Ce débat sur l’héritage du pontife polonais sera réinvesti en avril 2025, lors du 20e anniversaire de la mort de Jean Paul II. Dans le contexte du Jubilé, cette commémoration donnera certainement l’occasion à ses plus anciens collaborateurs et au pape de lui rendre un hommage appuyé, après de nombreuses attaques médiatiques sur sa gestion des affaires d'abus, qui ont fragilisé la perception de son pontificat, certains remettant même sa canonisation en question.

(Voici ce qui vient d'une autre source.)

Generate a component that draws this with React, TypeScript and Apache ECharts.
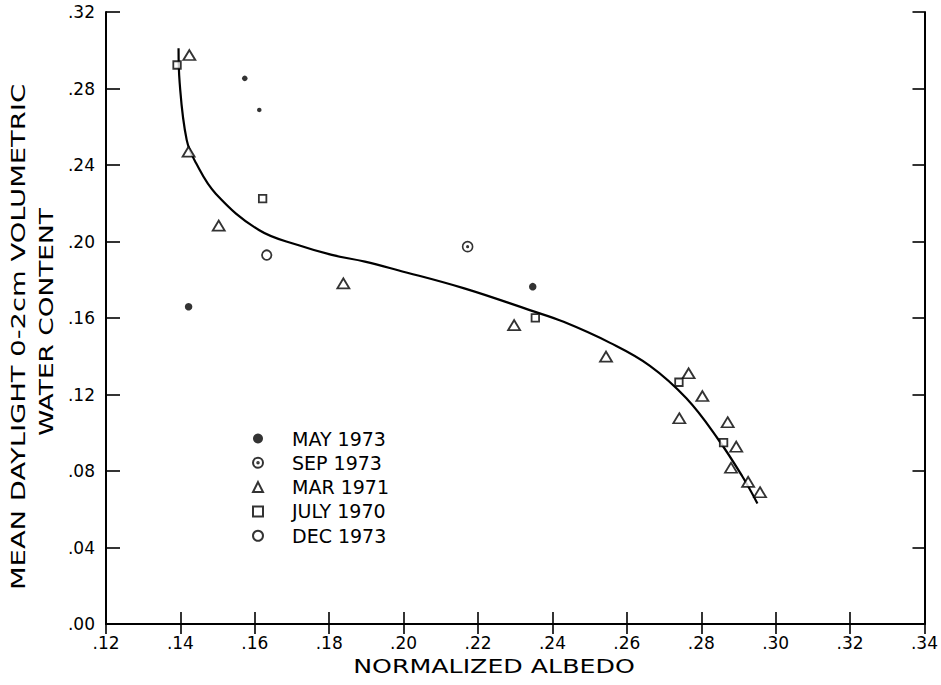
import React, { useEffect, useRef } from "react";
import * as echarts from "echarts";

// ---- axes ----
const X_MIN = 0.12;
const X_MAX = 0.34;
const X_STEP = 0.02;
const Y_MIN = 0.0;
const Y_MAX = 0.32;
const Y_STEP = 0.04;

const X_TITLE = "NORMALIZED ALBEDO";
const Y_TITLE_1 = "MEAN DAYLIGHT 0-2cm VOLUMETRIC";
const Y_TITLE_2 = "WATER CONTENT";

// ---- series (legend names) ----
const seriesNames = ["MAY 1973", "SEP 1973", "MAR 1971", "JULY 1970", "DEC 1973"];

// MAY 1973 (filled dots)
const mayX = [0.1573, 0.1612, 0.1422, 0.2347];
const mayY = [0.2853, 0.2688, 0.1659, 0.1764];

// SEP 1973 (circle with dot)
const sepX = [0.2172];
const sepY = [0.1973];

// MAR 1971 (triangles)
const marX = [0.1424, 0.1422, 0.1503, 0.1838, 0.2297, 0.2544, 0.2766, 0.2803, 0.2741, 0.2871, 0.2894, 0.288, 0.2926, 0.2958];
const marY = [0.2975, 0.247, 0.2083, 0.1781, 0.1563, 0.1398, 0.1311, 0.1192, 0.1076, 0.1055, 0.0927, 0.0817, 0.0743, 0.0689];

// JULY 1970 (squares)
const julyX = [0.1391, 0.1621, 0.2354, 0.274, 0.286];
const julyY = [0.2923, 0.2224, 0.1601, 0.1264, 0.0948];

// DEC 1973 (open circle)
const decX = [0.1632];
const decY = [0.1929];

// fitted curve
const curveX = [0.1395, 0.1398, 0.1417, 0.1442, 0.1495, 0.1611, 0.1718, 0.1807, 0.1896, 0.1985, 0.2163, 0.2341, 0.243, 0.2555, 0.2662, 0.276, 0.2844, 0.2911, 0.2951];
const curveY = [0.301, 0.283, 0.253, 0.241, 0.225, 0.206, 0.198, 0.193, 0.1895, 0.185, 0.1755, 0.164, 0.158, 0.147, 0.135, 0.118, 0.097, 0.077, 0.063];

const zip = (xs: number[], ys: number[]) => xs.map((x, i) => [x, ys[i]]);
const fmt = (v: number) => v.toFixed(2).replace(/^0/, "");

const INK = "#000";
const FONT = "DejaVu Sans";

export default function App() {
  const ref = useRef<HTMLDivElement>(null);

  useEffect(() => {
    if (!ref.current) return;
    const chart = echarts.init(ref.current, undefined, { renderer: "svg" });

    const axisLine = { show: true, lineStyle: { color: INK, width: 2 } };
    const tick = (len: number) => ({ show: true, inside: true, length: len, lineStyle: { color: INK, width: 1.6 } });
    const hollow = { color: "#fff", borderColor: INK, borderWidth: 1.8 };

    const option: any = {
      animation: false,
      backgroundColor: "#fff",
      textStyle: { fontFamily: FONT },
      grid: { left: 106, right: 11, top: 12, bottom: 61, containLabel: false },
      xAxis: [
        {
          type: "value", min: X_MIN, max: X_MAX, interval: X_STEP, position: "bottom",
          axisLine, axisTick: tick(12), splitLine: { show: false },
          axisLabel: { show: true, margin: 10, fontSize: 17, color: INK, fontFamily: FONT, formatter: fmt },
        },
        {
          type: "value", min: X_MIN, max: X_MAX, interval: X_STEP, position: "top",
          axisLine, axisTick: tick(10), splitLine: { show: false }, axisLabel: { show: false },
        },
      ],
      yAxis: [
        {
          type: "value", min: Y_MIN, max: Y_MAX, interval: Y_STEP, position: "left",
          axisLine, axisTick: tick(14), splitLine: { show: false },
          axisLabel: { show: true, margin: 11, fontSize: 17, color: INK, fontFamily: FONT, formatter: fmt },
        },
        {
          type: "value", min: Y_MIN, max: Y_MAX, interval: Y_STEP, position: "right",
          axisLine, axisTick: tick(12), splitLine: { show: false }, axisLabel: { show: false },
        },
      ],
      legend: {
        data: seriesNames,
        orient: "vertical",
        left: 252,
        top: 429,
        padding: 0,
        itemWidth: 10,
        itemHeight: 10,
        itemGap: 5.3,
        selectedMode: false,
        formatter: (n: string) => `{a|${n}}`,
        textStyle: {
          color: INK,
          fontFamily: FONT,
          fontSize: 19,
          rich: { a: { fontSize: 19, fontFamily: FONT, color: INK, padding: [0, 0, 0, 24], lineHeight: 20 } },
        },
      },
      graphic: [
        {
          type: "text", x: 18, y: 337, rotation: Math.PI / 2, scaleX: 1.37,
          style: { text: Y_TITLE_1, fontSize: 20, fontFamily: FONT, fill: INK, align: "center", verticalAlign: "middle", textAlign: "center", textVerticalAlign: "middle" },
        },
        {
          type: "text", x: 46, y: 322, rotation: Math.PI / 2, scaleX: 1.32,
          style: { text: Y_TITLE_2, fontSize: 20, fontFamily: FONT, fill: INK, align: "center", verticalAlign: "middle", textAlign: "center", textVerticalAlign: "middle" },
        },
        {
          type: "text", x: 494, y: 666, scaleX: 1.33,
          style: { text: X_TITLE, fontSize: 19, fontFamily: FONT, fill: INK, align: "center", verticalAlign: "middle", textAlign: "center", textVerticalAlign: "middle" },
        },
      ],
      series: [
        {
          name: "curve",
          type: "line",
          data: zip(curveX, curveY),
          smooth: 0.4,
          showSymbol: false,
          symbol: "none",
          silent: true,
          z: 1,
          lineStyle: { color: INK, width: 2.2 },
        },
        {
          name: seriesNames[0], type: "scatter", z: 3,
          data: zip(mayX, mayY),
          symbol: "circle",
          symbolSize: (_v: any, p: any) => [5.5, 4.5, 7.5, 7.5][p.dataIndex] ?? 7.5,
          itemStyle: { color: INK },
        },
        {
          name: seriesNames[1], type: "scatter", z: 3,
          data: zip(sepX, sepY),
          symbol: "path://M10,0A10,10 0 1,1 -10,0A10,10 0 1,1 10,0Z M1.5,0A1.5,1.5 0 1,1 -1.5,0A1.5,1.5 0 1,1 1.5,0Z",
          symbolSize: 10,
          itemStyle: { color: "#fff", borderColor: INK, borderWidth: 1.6 },
        },
        {
          name: seriesNames[2], type: "scatter", z: 3,
          data: zip(marX, marY),
          symbol: "triangle",
          symbolSize: [12, 10],
          itemStyle: hollow,
        },
        {
          name: seriesNames[3], type: "scatter", z: 3,
          data: zip(julyX, julyY),
          symbol: "rect",
          symbolSize: 7.5,
          itemStyle: hollow,
        },
        {
          name: seriesNames[4], type: "scatter", z: 3,
          data: zip(decX, decY),
          symbol: "circle",
          symbolSize: 9.5,
          itemStyle: hollow,
        },
      ],
    };

    chart.setOption(option);
    return () => chart.dispose();
  }, []);

  return (
    <div
      ref={ref}
      style={{ position: "fixed", left: 0, top: 0, width: 941, height: 685, background: "#fff" }}
    />
  );
}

L'heure est-elle à une forme de réhabilitation de Jean Paul II ? Le récent document Dignitas infinita le cite à douze reprises. Et lors de l’audience générale de mercredi dernier, François a salué la mémoire de celui qui le fit cardinal en 2001. “En regardant sa vie, nous pouvons voir ce que l’homme peut accomplir en acceptant et en développant en lui les dons de Dieu : la foi, l’espérance et la charité”, a affirmé le pontife, demandant à tous de rester “fidèles à son héritage” et donc de “promouvoir la vie et ne pas se laisser tromper par la culture de la mort”. La promotion de la “civilisation de l’amour” contre toutes les polarisations et tous les égoïsmes demeure donc d’actualité et constitue un héritage vivant du pontife polonais.